3) The unitive and procreative significance of sexual union must never be ruptured. Intentionally doing so violates the natural moral law. Violating this inseparability principle is done to either circumvent union (as in in-vitro fertilization) or impede procreation (as in contraception). The flow of lifegiving love between lover and beloved must never be replaced, impeded, or perverted from its natural end of ‘two becoming one flesh’ (Gen 2:24).

3 points that reveal IVF as morally evil:

1) Human embryos are created and destroyed in the in-vitro process. In order that one embryo might successfully survive implantation to birth, an average of 8 to 15 offspring are intentionally killed, die in the experiment, or mercilessly left frozen in suspended animation. In our country today, countless thousands of tiny human beings in their embryonic stage of life are now frozen indefinitely in cryogenic freezers.

2) Rather than God’s image being begotten of the act of love-union, new human beings are manufactured through the tools of a third-party clinician in a Petri dish.

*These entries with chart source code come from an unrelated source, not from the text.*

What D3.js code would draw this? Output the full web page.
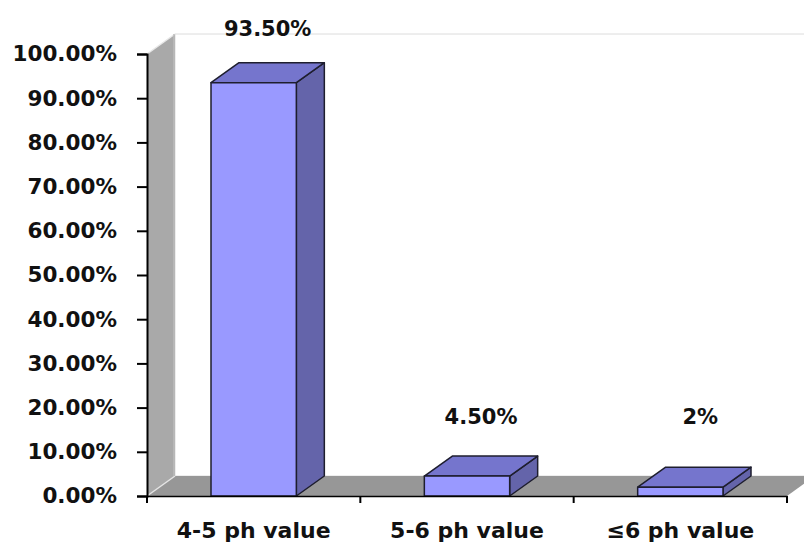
<!DOCTYPE html>
<html>
<head>
<meta charset="utf-8">
<script src="https://cdn.jsdelivr.net/npm/d3@7"></script>
<style>
  html, body { margin: 0; padding: 0; background: #fff; }
  svg { display: block; }
  text { font-family: "DejaVu Sans", Verdana, sans-serif; font-weight: bold; fill: #111; }
</style>
</head>
<body>
<svg id="chart" width="804" height="544"></svg>
<script>
// pH distribution of samples (percent)
const categories = ["4-5 ph value", "5-6 ph value", "≤6 ph value"];
const values = [93.5, 4.5, 2];
const valueLabels = ["93.50%", "4.50%", "2%"];
const yTicks = [0, 10, 20, 30, 40, 50, 60, 70, 80, 90, 100];

(function () {
  const svg = d3.select("#chart");
  const W = 804;

  // plot frame (front plane) and 3D depth offset
  const pL = 147, pR = 787, pB = 496, pT = 54;
  const dx = 28, dy = -20;

  const y = d3.scaleLinear().domain([0, 100]).range([pB, pT]);
  const x = d3.scaleBand().domain(categories).range([pL, pR]).paddingInner(0).paddingOuter(0);

  const pts = a => a.map(p => p.join(",")).join(" ");

  // back wall
  svg.append("polygon")
    .attr("points", pts([[pL + dx, pT + dy], [W + 20, pT + dy], [W + 20, pB + dy], [pL + dx, pB + dy]]))
    .attr("fill", "#fff").attr("stroke", "#dcdcdc").attr("stroke-width", 1);

  // side wall
  svg.append("polygon")
    .attr("points", pts([[pL, pT], [pL + dx, pT + dy], [pL + dx, pB + dy], [pL, pB]]))
    .attr("fill", "#a9a9a9");

  // floor
  svg.append("polygon")
    .attr("points", pts([[pL, pB], [pL + dx, pB + dy], [pR + dx, pB + dy], [pR, pB]]))
    .attr("fill", "#979797");

  // light edges of the walls
  svg.append("line").attr("x1", pL).attr("y1", pT).attr("x2", pL + dx).attr("y2", pT + dy)
    .attr("stroke", "#e8e8e8").attr("stroke-width", 1.5);
  svg.append("line").attr("x1", pL).attr("y1", pB).attr("x2", pL + dx).attr("y2", pB + dy)
    .attr("stroke", "#e4e4e4").attr("stroke-width", 1.5);
  svg.append("line").attr("x1", pL + dx - 1).attr("y1", pT + dy).attr("x2", pL + dx - 1).attr("y2", pB + dy)
    .attr("stroke", "#bdbdbd").attr("stroke-width", 1.5);

  // bars as 3D boxes
  const bw = x.bandwidth() * 0.4;
  const barG = svg.append("g");
  categories.forEach((c, i) => {
    const x0 = x(c) + (x.bandwidth() - bw) / 2, x1 = x0 + bw;
    const yt = y(values[i]), yb = y(0);
    const g = barG.append("g");
    g.append("polygon") // side
      .attr("points", pts([[x1, yt], [x1 + dx, yt + dy], [x1 + dx, yb + dy], [x1, yb]]))
      .attr("fill", "#6464aa");
    g.append("polygon") // top
      .attr("points", pts([[x0, yt], [x0 + dx, yt + dy], [x1 + dx, yt + dy], [x1, yt]]))
      .attr("fill", "#7575cd");
    g.append("rect") // front
      .attr("x", x0).attr("y", yt).attr("width", bw).attr("height", yb - yt)
      .attr("fill", "#9999ff");
    g.selectAll("polygon, rect").attr("stroke", "#1e1e2e").attr("stroke-width", 1.5)
      .attr("stroke-linejoin", "round");
  });

  // y axis
  const yAxis = d3.axisLeft(y).tickValues(yTicks).tickSize(10).tickPadding(20)
    .tickFormat(d => d3.format(".2f")(d) + "%");
  const ya = svg.append("g").attr("transform", `translate(${pL},0)`).call(yAxis);
  ya.select(".domain").attr("stroke", "#000").attr("stroke-width", 2);
  ya.selectAll(".tick line").attr("stroke", "#000").attr("stroke-width", 2);
  ya.selectAll(".tick text").style("font-size", "21.5px").attr("fill", "#111");

  // x axis
  const xAxis = d3.axisBottom(x).tickSize(0).tickPadding(26);
  const xa = svg.append("g").attr("transform", `translate(0,${pB})`).call(xAxis);
  xa.select(".domain").attr("stroke", "#000").attr("stroke-width", 1.5);
  xa.selectAll(".tick text").style("font-size", "22px").attr("fill", "#111");
  // category boundary ticks
  const bounds = categories.map(c => x(c)).concat([pR]);
  xa.selectAll(".bound").data(bounds).enter().append("line")
    .attr("x1", d => d).attr("x2", d => d).attr("y1", 0).attr("y2", 7)
    .attr("stroke", "#000").attr("stroke-width", 2);

  // value labels
  svg.append("g").selectAll("text").data(values).enter().append("text")
    .attr("x", (d, i) => x(categories[i]) + x.bandwidth() / 2 + dx / 2 + (i === 2 ? 6 : 0))
    .attr("y", d => Math.min(y(d) - 47, y(4.5) - 52))
    .attr("text-anchor", "middle")
    .style("font-size", "21px")
    .text((d, i) => valueLabels[i]);
})();
</script>
</body>
</html>
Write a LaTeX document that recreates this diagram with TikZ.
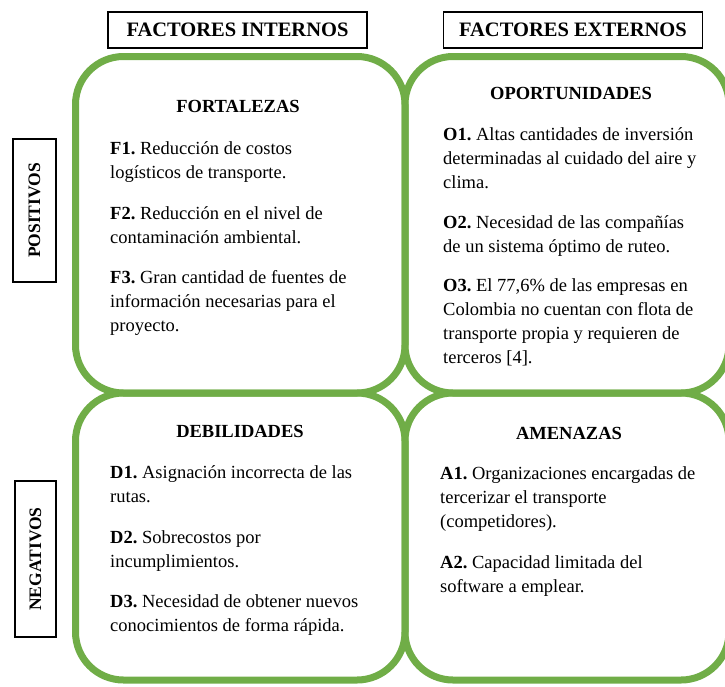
\documentclass[tikz,border=0pt]{standalone}
\usepackage{fontspec}
\setmainfont{Liberation Serif}
\definecolor{swotgreen}{HTML}{70AD47}
\frenchspacing
\begin{document}
\begin{tikzpicture}[x=1pt,y=-1pt,
  quad/.style={draw=swotgreen, line width=7pt, rounded corners=48pt, inner sep=0pt},
  headbox/.style={draw=black, line width=1.2pt, inner sep=0pt, minimum width=259pt, minimum height=36pt,
    font=\fontsize{20.5}{24}\selectfont\bfseries},
  sidebox/.style={draw=black, line width=1.2pt, inner sep=0pt, rotate=90,
    font=\fontsize{17.5}{21}\selectfont\bfseries},
  quadtitle/.style={anchor=base, inner sep=0pt, font=\fontsize{18.5}{24}\selectfont\bfseries},
  item/.style={anchor=north west, inner sep=0pt, align=left, font=\fontsize{18.5}{24}\selectfont}]
\useasboundingbox (0,0) rectangle (725,686);

% column headers
\node[headbox] (intern) at (237.5,30) {FACTORES INTERNOS};
\node[headbox] (extern) at (573,30) {FACTORES EXTERNOS};

% row labels
\node[sidebox, minimum width=143pt, minimum height=43pt] (pos) at (34.5,210.5) {POSITIVOS};
\node[sidebox, minimum width=156pt, minimum height=41pt] (neg) at (35.5,559) {NEGATIVOS};

% the four quadrants
\node[quad, minimum width=329.5pt, minimum height=336.5pt] (fort) at (240.25,224.75) {};
\node[quad, minimum width=324pt, minimum height=336.5pt] (opor) at (567,224.75) {};
\node[quad, minimum width=329.5pt, minimum height=287pt] (debil) at (240.25,536.5) {};
\node[quad, minimum width=324pt, minimum height=287pt] (amen) at (567,536.5) {};

% strengths
\node[quadtitle] (fortT) at (238,112) {FORTALEZAS};
\node[item] (f1) at (110,137.2) {\strut\textbf{F1.} Reducción de costos\\logísticos de transporte.};
\node[item] (f2) at (110,202.2) {\strut\textbf{F2.} Reducción en el nivel de\\contaminación ambiental.};
\node[item] (f3) at (110,266.2) {\strut\textbf{F3.} Gran cantidad de fuentes de\\información necesarias para el\\proyecto.};

% opportunities
\node[quadtitle] (oporT) at (571,99) {OPORTUNIDADES};
\node[item] (o1) at (443,123.2) {\strut\textbf{O1.} Altas cantidades de inversión\\determinadas al cuidado del aire y\\clima.};
\node[item] (o2) at (443,211.2) {\strut\textbf{O2.} Necesidad de las compañías\\de un sistema óptimo de ruteo.};
\node[item] (o3) at (443,274.2) {\strut\textbf{O3.} El 77,6\% de las empresas en\\Colombia no cuentan con flota de\\transporte propia y requieren de\\terceros [4].};

% weaknesses
\node[quadtitle] (debilT) at (240,437) {DEBILIDADES};
\node[item] (d1) at (110,461.2) {\strut\textbf{D1.} Asignación incorrecta de las\\rutas.};
\node[item] (d2) at (110,526.2) {\strut\textbf{D2.} Sobrecostos por\\incumplimientos.};
\node[item] (d3) at (110,590.2) {\strut\textbf{D3.} Necesidad de obtener nuevos\\conocimientos de forma rápida.};

% threats
\node[quadtitle] (amenT) at (569,439) {AMENAZAS};
\node[item] (a1) at (440,462.2) {\strut\textbf{A1.} Organizaciones encargadas de\\tercerizar el transporte\\(competidores).};
\node[item] (a2) at (440,551.2) {\strut\textbf{A2.} Capacidad limitada del\\software a emplear.};
\end{tikzpicture}
\end{document}
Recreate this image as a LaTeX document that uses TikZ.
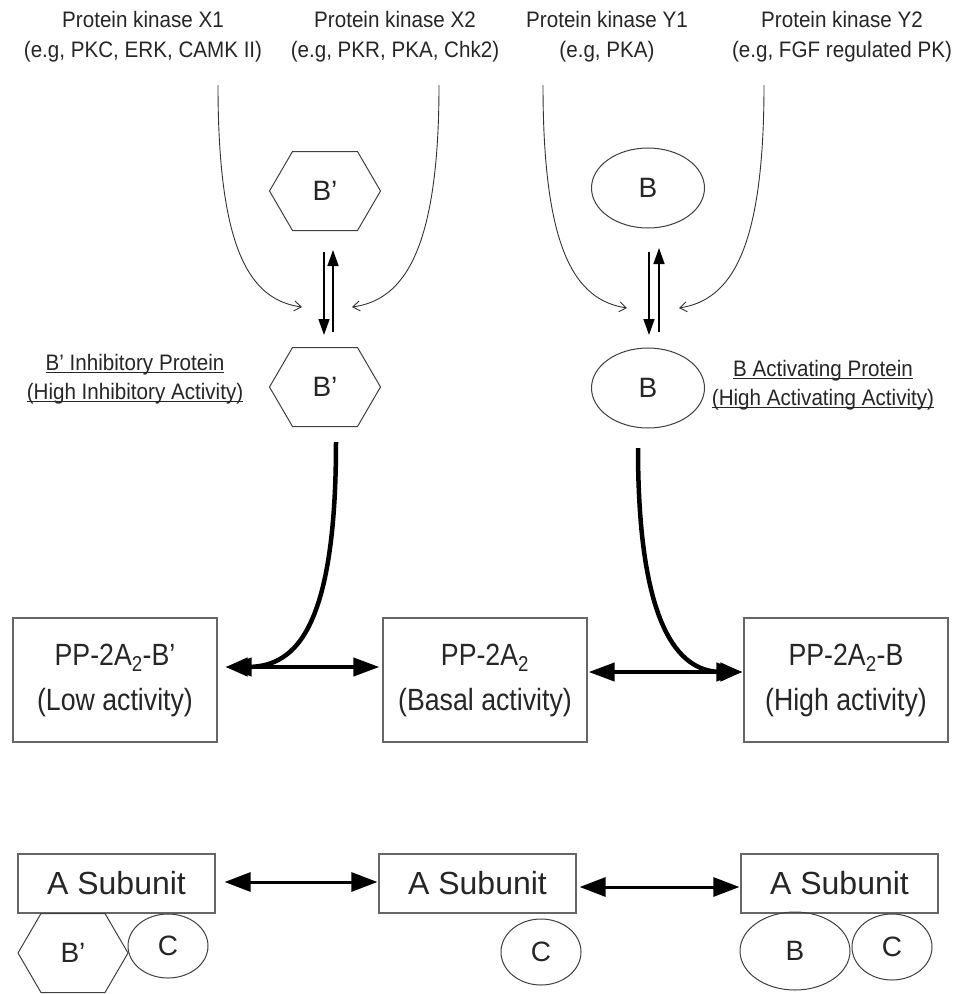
\documentclass[tikz,border=0pt]{standalone}
\usepackage{fontspec}
\setmainfont{Liberation Sans}
\newfontfamily\hdrfont[FakeStretch=0.92]{Liberation Sans}
\newfontfamily\boxfont[FakeStretch=0.87]{Liberation Sans}
\usetikzlibrary{arrows.meta,shapes.geometric,calc}
\newcommand\hexdraw[1]{\draw[shapeline] (#1.west) -- ($(#1.north west)+(23,0)$) -- ($(#1.north east)+(-23,0)$) -- (#1.east) -- ($(#1.south east)+(-23,0)$) -- ($(#1.south west)+(23,0)$) -- cycle;}
\begin{document}
\begin{tikzpicture}[x=1pt,y=-1pt,
  every node/.style={text=black!85},
  hdr/.style={align=center, font=\hdrfont\fontsize{22.4}{30}\selectfont, inner sep=0pt},
  lbl/.style={align=center, font=\hdrfont\fontsize{22.4}{29}\selectfont, inner sep=0pt},
  pbox/.style={draw=black!60, line width=1.2pt, minimum width=204pt, minimum height=124pt, align=center, font=\boxfont\fontsize{30.7}{45}\selectfont, inner sep=0pt},
  abox/.style={draw=black!60, line width=1.2pt, minimum width=197pt, minimum height=59pt, font=\fontsize{32}{38}\selectfont, inner sep=0pt},
  hexn/.style={minimum width=111pt, minimum height=79pt, outer sep=0pt, inner sep=0pt, font=\fontsize{28}{32}\selectfont},
  shapeline/.style={draw=black!75, line width=1pt},
  ell/.style={ellipse, draw=black!75, line width=1pt, inner sep=0pt, outer sep=0pt, font=\fontsize{28}{32}\selectfont},
  kcurve/.style={line width=0.9pt, draw=black!80, -{Straight Barb[length=7pt,width=10pt]}},
  sarr/.style={line width=1.5pt, -{Triangle[length=16pt,width=11pt]}},
  tcurve/.style={line width=4.5pt, -{Triangle[length=22pt,width=18pt]}},
  dbl/.style={line width=4pt, {Triangle[length=26pt,width=18pt]}-{Triangle[length=26pt,width=18pt]}},
  dbls/.style={line width=3pt, {Triangle[length=26pt,width=19pt]}-{Triangle[length=26pt,width=19pt]}}
]
\fill[white] (0,0) rectangle (956,994);
\useasboundingbox (0,0) rectangle (956,994);

% header texts
\node[hdr] (kx1) at (143,37) {Protein kinase X1\\(e.g, PKC, ERK, CAMK II)};
\node[hdr] (kx2) at (395,37) {Protein kinase X2\\(e.g, PKR, PKA, Chk2)};
\node[hdr] (ky1) at (607,37) {Protein kinase Y1\\(e.g, PKA)};
\node[hdr] (ky2) at (842,37) {Protein kinase Y2\\(e.g, FGF regulated PK)};

% upper shapes
\node[hexn] (hx1) at (325,191) {B’};
\hexdraw{hx1}
\node[hexn] (hx2) at (325,387) {B’};
\hexdraw{hx2}
\node[ell, minimum width=113pt, minimum height=80pt] (eb1) at (648,188) {B};
\node[ell, minimum width=113pt, minimum height=80pt] (eb2) at (648,388) {B};

% labels
\node[lbl] (lbp) at (135,386) {\underline{\smash{B’ Inhibitory Protein}}\\\underline{\smash{(High Inhibitory Activity)}}};
\node[lbl] (lb) at (823,392) {\underline{\smash{B Activating Protein}}\\\underline{\smash{(High Activating Activity)}}};

% kinase curves
\coordinate (x1s) at (218,85); \coordinate (x1e) at (302,307);
\coordinate (x2s) at (439,85); \coordinate (x2e) at (352,307);
\coordinate (y1s) at (543,85); \coordinate (y1e) at (627,308);
\coordinate (y2s) at (764,85); \coordinate (y2e) at (679,308);
\draw[kcurve] (x1s) .. controls (218,250) and (250,300) .. (x1e);
\draw[kcurve] (x2s) .. controls (439,250) and (404,300) .. (x2e);
\draw[kcurve] (y1s) .. controls (543,250) and (575,300) .. (y1e);
\draw[kcurve] (y2s) .. controls (764,250) and (731,300) .. (y2e);

% small arrows between forms
\draw[sarr] ($(hx1.south)+(-1,21.5)$) -- ($(hx2.north)+(-1,-12.5)$);
\draw[sarr] ($(hx2.north)+(8,-15.5)$) -- ($(hx1.south)+(8,19.5)$);
\draw[sarr] ($(eb1.south)+(1,24)$) -- ($(eb2.north)+(1,-13)$);
\draw[sarr] ($(eb2.north)+(11,-16)$) -- ($(eb1.south)+(11,20)$);

% middle boxes
\node[pbox] (p1) at (115,680) {PP-2A\textsubscript{2}-B’\\(Low activity)};
\node[pbox] (p2) at (485,680) {PP-2A\textsubscript{2}\\(Basal activity)};
\node[pbox] (p3) at (846,680) {PP-2A\textsubscript{2}-B\\(High activity)};

% thick curves
\draw[tcurve] ($(hx2.south)+(11,15.5)$) .. controls (336,640) and (290,667) .. ($(p1.east)+(8,-13)$);
\draw[tcurve] ($(eb2.south)+(-10,20)$) .. controls (638,640) and (685,672) .. ($(p3.west)+(-1,-8)$);

% double arrows
\draw[dbl] ($(p1.east)+(8,-13)$) -- ($(p2.west)+(-3,-13)$);
\draw[dbl] ($(p2.east)+(1,-8)$) -- ($(p3.west)+(-1,-8)$);

% bottom boxes
\node[abox] (a1) at (116.5,883.5) {A Subunit};
\node[abox] (a2) at (477.5,883.5) {A Subunit};
\node[abox] (a3) at (839.5,883.5) {A Subunit};

\draw[dbls] ($(a1.east)+(9,-1.5)$) -- ($(a2.west)+(-1,-1.5)$);
\draw[dbls] ($(a2.east)+(3,3.5)$) -- ($(a3.west)+(-1,3.5)$);

% bottom subunits
\node[hexn, minimum width=110pt] (hx3) at (73,953) {B’};
\hexdraw{hx3}
\node[ell, minimum width=80pt, minimum height=64pt] (c1) at (168,946) {C};
\node[ell, minimum width=80pt, minimum height=66pt] (c2) at (541,952) {C};
\node[ell, minimum width=110pt, minimum height=78pt] (bb) at (795,951) {B};
\node[ell, minimum width=80pt, minimum height=66pt] (c3) at (892,947) {C};
\end{tikzpicture}
\end{document}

People are not meant to be manufactured as objects but rather conceived through the act of love. The In-vitro process also bypasses an important function of the female reproductive tract – to reject and select the right sperm cells to pass on to the area of the ovum for fertilization. IVF bypasses this natural ‘checkpoint’.

3) Rather than God-given gifts, children of in-vitro fertilization tend to feel as if they are “products of conception,” a phrase commonly used by abortion advocates to depersonalize human beings.

3 closing thoughts:

1) Eve violated the first principle above by grasping at an apparent good that was in fact a moral evil. God warned her against this, as His Church warns us today against IVF. Eve rationalized her transgression, seeing that it was “good for food, pleasing to the eyes, and desirable for gaining wisdom” (Gn 3:6), as did Adam, and humanity fell from grace. We, too, allow our limited human understanding and judgment to get us in trouble when obedience to God should be priority.

2) While IVF is a grave moral evil, children created by the process are as good, dignified, and loved by God as any other. It is possible for God to create good out of our immoral choices; nevertheless, Scripture clearly warns us that one may never do an evil so that good might come out of it (Rom 3:8).

3) The inseparability principle mentioned above of union and procreation is most important, yet difficult to understand. Its truth and beauty are not easily grasped by the human intellect in a fallen world without the aid of grace, which is not available to those without faith.

Our post-Christian society rationalizes manipulating human life by impeding or replacing the marital act (via contraception or in-vitro fertilization respectively). It is often accompanied by strong passions and self-centered motives that can cloud our vision. This is always wrong since it abuses human nature for selfish ends, violates natural law, and usurps the sovereign authority of the God of life (Jn 14:6), who is Love (1 Jn 4:8).